- GOAL
Give back the full listing verbatim, apart from its images.

-----

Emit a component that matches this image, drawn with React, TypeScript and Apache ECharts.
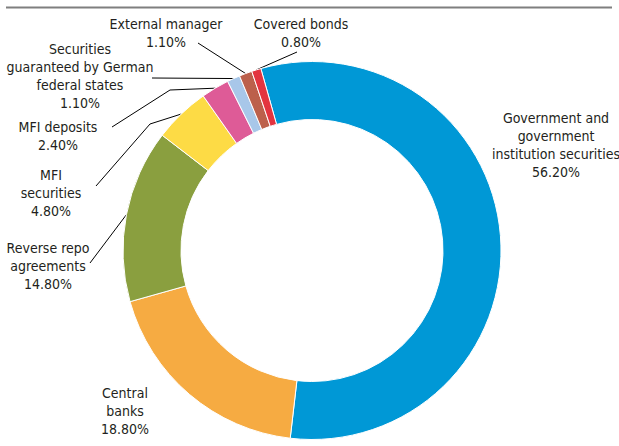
import React, { useEffect, useRef } from "react";
import * as echarts from "echarts";

const categories = [
  "Government and\ngovernment\ninstitution securities",
  "Central\nbanks",
  "Reverse repo\nagreements",
  "MFI\nsecurities",
  "MFI deposits",
  "Securities\nguaranteed by German\nfederal states",
  "External manager",
  "Covered bonds",
];
const shares = [56.2, 18.8, 14.8, 4.8, 2.4, 1.1, 1.1, 0.8];
const sliceColors = [
  "#0098D6",
  "#F6AB42",
  "#8A9F3F",
  "#FDDB45",
  "#DE5B97",
  "#A8C7E9",
  "#BC604B",
  "#E3343F",
];
// label block positions (center x, top y)
const labelSpots = [
  [556, 109],
  [125, 384],
  [48, 239],
  [51, 166],
  [58, 118],
  [80, 40],
  [166, 15],
  [301, 15],
];
// leader line points after the slice anchor (null = no leader)
const leaderBends: (number[][] | null)[] = [
  null,
  null,
  [[90, 263]],
  [[150, 124], [96, 186]],
  [[170, 90], [112, 127]],
  [[152, 78]],
  [[198, 43]],
  [[297, 52]],
];

const CENTER = [312, 250.5];
const OUTER = 189;
const INNER = 131;
const START = 105.7;
const FONT = '"Liberation Sans Narrow", "DejaVu Sans Condensed", "Arial Narrow", sans-serif';

export default function App() {
  const ref = useRef<HTMLDivElement>(null);
  useEffect(() => {
    if (!ref.current) return;
    const chart = echarts.init(ref.current, null, { renderer: "svg" });
    const total = shares.reduce((a, b) => a + b, 0);
    const anchorOf = (i: number) => {
      let cum = 0;
      for (let k = 0; k < i; k++) cum += shares[k];
      const mid = cum + shares[i] / 2;
      const ang = ((START - (mid / total) * 360) * Math.PI) / 180;
      return [CENTER[0] + OUTER * Math.cos(ang), CENTER[1] - OUTER * Math.sin(ang)];
    };
    chart.setOption({
      animation: false,
      backgroundColor: "#ffffff",
      graphic: [
        {
          type: "line",
          shape: { x1: 6, y1: 7.5, x2: 612, y2: 7.5 },
          style: { stroke: "#7f7f7f", lineWidth: 2 },
        },
      ],
      series: [
        {
          type: "pie",
          center: CENTER,
          radius: [INNER, OUTER],
          startAngle: START,
          clockwise: true,
          avoidLabelOverlap: false,
          itemStyle: { borderColor: "#ffffff", borderWidth: 1 },
          label: {
            show: true,
            position: "outside",
            color: "#231F20",
            fontFamily: FONT,
            fontSize: 14,
            lineHeight: 18,
            formatter: (p: any) => `${p.name}\n${Number(p.value).toFixed(2)}%`,
          },
          labelLine: {
            show: true,
            lineStyle: { color: "#000000", width: 1 },
          },
          labelLayout: (params: any) => {
            const i = params.dataIndex;
            const spot = labelSpots[i];
            const out: any = {
              x: spot[0],
              y: spot[1],
              align: "center",
              verticalAlign: "top",
            };
            const bends = leaderBends[i];
            if (bends) {
              const pts = [anchorOf(i), ...bends];
              if (pts.length === 2) pts.splice(1, 0, pts[1]);
              out.labelLinePoints = pts;
            }
            return out;
          },
          data: categories.map((name, i) => ({
            name,
            value: shares[i],
            itemStyle: { color: sliceColors[i] },
            labelLine: { show: !!leaderBends[i] },
          })),
        },
      ],
    });
    return () => chart.dispose();
  }, []);
  return (
    <div
      ref={ref}
      style={{ position: "absolute", left: 0, top: 0, width: 619, height: 446 }}
    />
  );
}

-----

- FINAL ANSWER
Emit a component that matches this image, drawn with React, TypeScript and Apache ECharts.
import React, { useEffect, useRef } from "react";
import * as echarts from "echarts";

const categories = [
  "Government and\ngovernment\ninstitution securities",
  "Central\nbanks",
  "Reverse repo\nagreements",
  "MFI\nsecurities",
  "MFI deposits",
  "Securities\nguaranteed by German\nfederal states",
  "External manager",
  "Covered bonds",
];
const shares = [56.2, 18.8, 14.8, 4.8, 2.4, 1.1, 1.1, 0.8];
const sliceColors = [
  "#0098D6",
  "#F6AB42",
  "#8A9F3F",
  "#FDDB45",
  "#DE5B97",
  "#A8C7E9",
  "#BC604B",
  "#E3343F",
];
// label block positions (center x, top y)
const labelSpots = [
  [556, 109],
  [125, 384],
  [48, 239],
  [51, 166],
  [58, 118],
  [80, 40],
  [166, 15],
  [301, 15],
];
// leader line points after the slice anchor (null = no leader)
const leaderBends: (number[][] | null)[] = [
  null,
  null,
  [[90, 263]],
  [[150, 124], [96, 186]],
  [[170, 90], [112, 127]],
  [[152, 78]],
  [[198, 43]],
  [[297, 52]],
];

const CENTER = [312, 250.5];
const OUTER = 189;
const INNER = 131;
const START = 105.7;
const FONT = '"Liberation Sans Narrow", "DejaVu Sans Condensed", "Arial Narrow", sans-serif';

export default function App() {
  const ref = useRef<HTMLDivElement>(null);
  useEffect(() => {
    if (!ref.current) return;
    const chart = echarts.init(ref.current, null, { renderer: "svg" });
    const total = shares.reduce((a, b) => a + b, 0);
    const anchorOf = (i: number) => {
      let cum = 0;
      for (let k = 0; k < i; k++) cum += shares[k];
      const mid = cum + shares[i] / 2;
      const ang = ((START - (mid / total) * 360) * Math.PI) / 180;
      return [CENTER[0] + OUTER * Math.cos(ang), CENTER[1] - OUTER * Math.sin(ang)];
    };
    chart.setOption({
      animation: false,
      backgroundColor: "#ffffff",
      graphic: [
        {
          type: "line",
          shape: { x1: 6, y1: 7.5, x2: 612, y2: 7.5 },
          style: { stroke: "#7f7f7f", lineWidth: 2 },
        },
      ],
      series: [
        {
          type: "pie",
          center: CENTER,
          radius: [INNER, OUTER],
          startAngle: START,
          clockwise: true,
          avoidLabelOverlap: false,
          itemStyle: { borderColor: "#ffffff", borderWidth: 1 },
          label: {
            show: true,
            position: "outside",
            color: "#231F20",
            fontFamily: FONT,
            fontSize: 14,
            lineHeight: 18,
            formatter: (p: any) => `${p.name}\n${Number(p.value).toFixed(2)}%`,
          },
          labelLine: {
            show: true,
            lineStyle: { color: "#000000", width: 1 },
          },
          labelLayout: (params: any) => {
            const i = params.dataIndex;
            const spot = labelSpots[i];
            const out: any = {
              x: spot[0],
              y: spot[1],
              align: "center",
              verticalAlign: "top",
            };
            const bends = leaderBends[i];
            if (bends) {
              const pts = [anchorOf(i), ...bends];
              if (pts.length === 2) pts.splice(1, 0, pts[1]);
              out.labelLinePoints = pts;
            }
            return out;
          },
          data: categories.map((name, i) => ({
            name,
            value: shares[i],
            itemStyle: { color: sliceColors[i] },
            labelLine: { show: !!leaderBends[i] },
          })),
        },
      ],
    });
    return () => chart.dispose();
  }, []);
  return (
    <div
      ref={ref}
      style={{ position: "absolute", left: 0, top: 0, width: 619, height: 446 }}
    />
  );
}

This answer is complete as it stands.